At one end, a theory of magic can remain entirely behind the scenes but by having an idea of how magic works in your world, it can help you keep the use of magic consistent. Just as it is good for a writer to have a consistent voice within a work, it is good for magic to have a consistent feel within a work. If you have a clear idea of the magic mechanics in your story, then you are more likely to give magic a consistent expression.

But there is a lot more you can do with it. As an example, if you go with the stored/internal model you can have it affect the plot at some point: the evil caster explodes when killed, the good caster worries about containing her magic and possibly harming others. Or the quest for a gem to provide an internal repository for storing magic might drive a plot thread. Perhaps the nature of magic itself drives the main plot.

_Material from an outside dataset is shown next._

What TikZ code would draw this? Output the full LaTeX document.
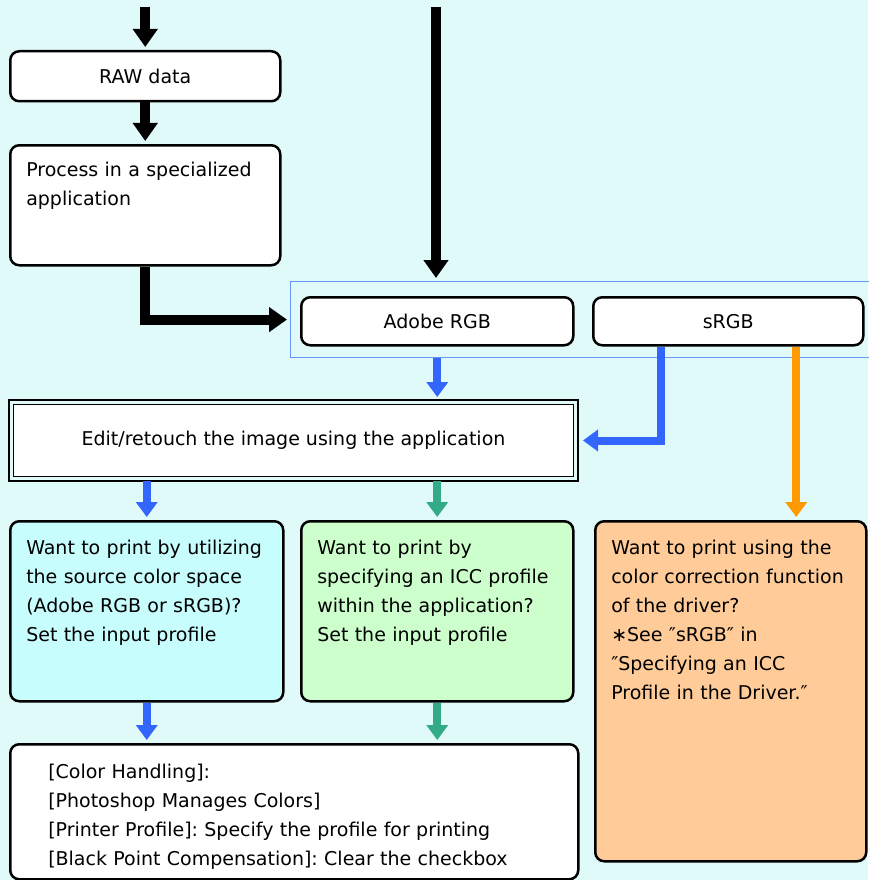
\documentclass[tikz,border=0pt]{standalone}
\usepackage{fontspec}
\setmainfont{DejaVu Sans}
\usetikzlibrary{arrows.meta, calc}
\definecolor{FlowBack}{RGB}{224,250,250}
\definecolor{FlowFrame}{RGB}{102,153,255}
\definecolor{FlowBlue}{RGB}{51,102,255}
\definecolor{FlowGreen}{RGB}{51,170,136}
\definecolor{FlowOrange}{RGB}{255,153,0}
\definecolor{FlowCyan}{RGB}{200,253,253}
\definecolor{FlowMint}{RGB}{204,255,204}
\definecolor{FlowPeach}{RGB}{255,204,153}
\frenchspacing

\tikzset{
  every node/.style={font=\fontsize{19}{29}\selectfont},
  plainbox/.style={draw, line width=2.5pt, rounded corners=9pt, fill=white,
                   anchor=north west, inner sep=0pt, minimum height=48pt},
  textbox/.style={plainbox, align=left, inner xsep=16pt, text height=33pt},
  blk/.style={line width=10pt, -{Triangle[width=24pt,length=18pt]}, shorten >=3pt},
  clr/.style={line width=8pt, draw=#1, -{Triangle[width=21pt,length=15pt]}, shorten >=3pt},
}

\begin{document}
\begin{tikzpicture}[x=1pt,y=-1pt]
  \path[use as bounding box] (0,0) rectangle (868,880);
  \fill[FlowBack] (0,0) rectangle (868,880);

  % incoming data
  \node[plainbox, minimum width=270pt, minimum height=50pt] (raw) at (9,50) {RAW data};
  \node[textbox, text width=238pt, text height=31pt, text depth=89pt] (proc) at (9,144)
    {Process in a specialized\\application};
  \coordinate (inL) at (raw.north |- 0,7);
  \coordinate (inR) at (436,7);

  % colour spaces
  \node[draw=FlowFrame, line width=1.2pt, anchor=north west, inner sep=0pt,
        minimum width=590pt, minimum height=76pt] (space) at (290,281) {};
  \node[plainbox, minimum width=272pt] (adobe) at (300,296) {Adobe RGB};
  \node[plainbox, minimum width=270pt] (srgb) at (592,296) {sRGB};

  % editing
  \node[plainbox, line width=1pt, sharp corners, minimum width=560pt, minimum height=72pt] (edit) at (13,404)
    {Edit/retouch the image using the application};
  \draw[line width=2.5pt] ([shift={(-4,-4)}]edit.north west) rectangle ([shift={(4,4)}]edit.south east);

  % printing choices
  \node[textbox, fill=FlowCyan, text width=241pt, text depth=147pt] (usesrc) at (9,520)
    {Want to print by utilizing\\the source color space\\(Adobe RGB or sRGB)?\\Set the input profile};
  \node[textbox, fill=FlowMint, text width=240pt, text depth=147pt] (useicc) at (300,520)
    {Want to print by\\specifying an ICC profile\\within the application?\\Set the input profile};
  \node[textbox, fill=FlowPeach, text width=239pt, text depth=307pt] (usedrv) at (594,520)
    {Want to print using the\\color correction function\\of the driver?\\∗See ″sRGB″ in\\″Specifying an ICC\\Profile in the Driver.″};
  \node[textbox, inner xsep=38pt, text width=492pt, text height=34pt, text depth=101pt] (settings) at (9,743)
    {{[}Color Handling]:\\{[}Photoshop Manages Colors]\\{[}Printer Profile]: Specify the profile for printing\\{[}Black Point Compensation]: Clear the checkbox};

  % black flow
  \draw[blk] (inL) -- (raw.north);
  \draw[blk] (raw.south) -- (proc.north);
  \draw[blk] (proc.south) |- (space.west);
  \draw[blk] (inR) -- (inR |- space.north);

  % coloured flow
  \draw[clr=FlowBlue, shorten >=7pt] (adobe.south |- space.south) -- (adobe.south |- edit.north);
  \draw[clr=FlowBlue, shorten >=9pt] ([xshift=-67pt]srgb.south) |- (edit.east);
  \draw[clr=FlowOrange] ([xshift=68pt]srgb.south) -- ([xshift=68pt]srgb.south |- usedrv.north);
  \draw[clr=FlowBlue, shorten <=4pt] (usesrc.north |- edit.south) -- (usesrc.north);
  \draw[clr=FlowGreen, shorten <=4pt] (useicc.north |- edit.south) -- (useicc.north);
  \draw[clr=FlowBlue] (usesrc.south) -- (usesrc.south |- settings.north);
  \draw[clr=FlowGreen] (useicc.south) -- (useicc.south |- settings.north);
\end{tikzpicture}
\end{document}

Myself, I do like to toss around these ideas. One of my stories is about the nature of spirits and the power they grant. The main plot pertains to what the protagonist will do for love but the mechanics of spirits, gods, magic, life and death drive almost everything to do with the story. In my current story, magic is channeled from the ley. Archons used this magic to float their domains and castles, dragons channel ley with their wings to fly. The whole story revolves around what happens when the floating islands start crashing back to Earth after the Archons disappear (and threaten to return 🙂 ). For me, the magic mechanics infuse the story and provide much that I want to write about, at least in these cases. In other stories, it takes more of a back seat: it’s part of the setting but not explained nor do the mechanics drive the story.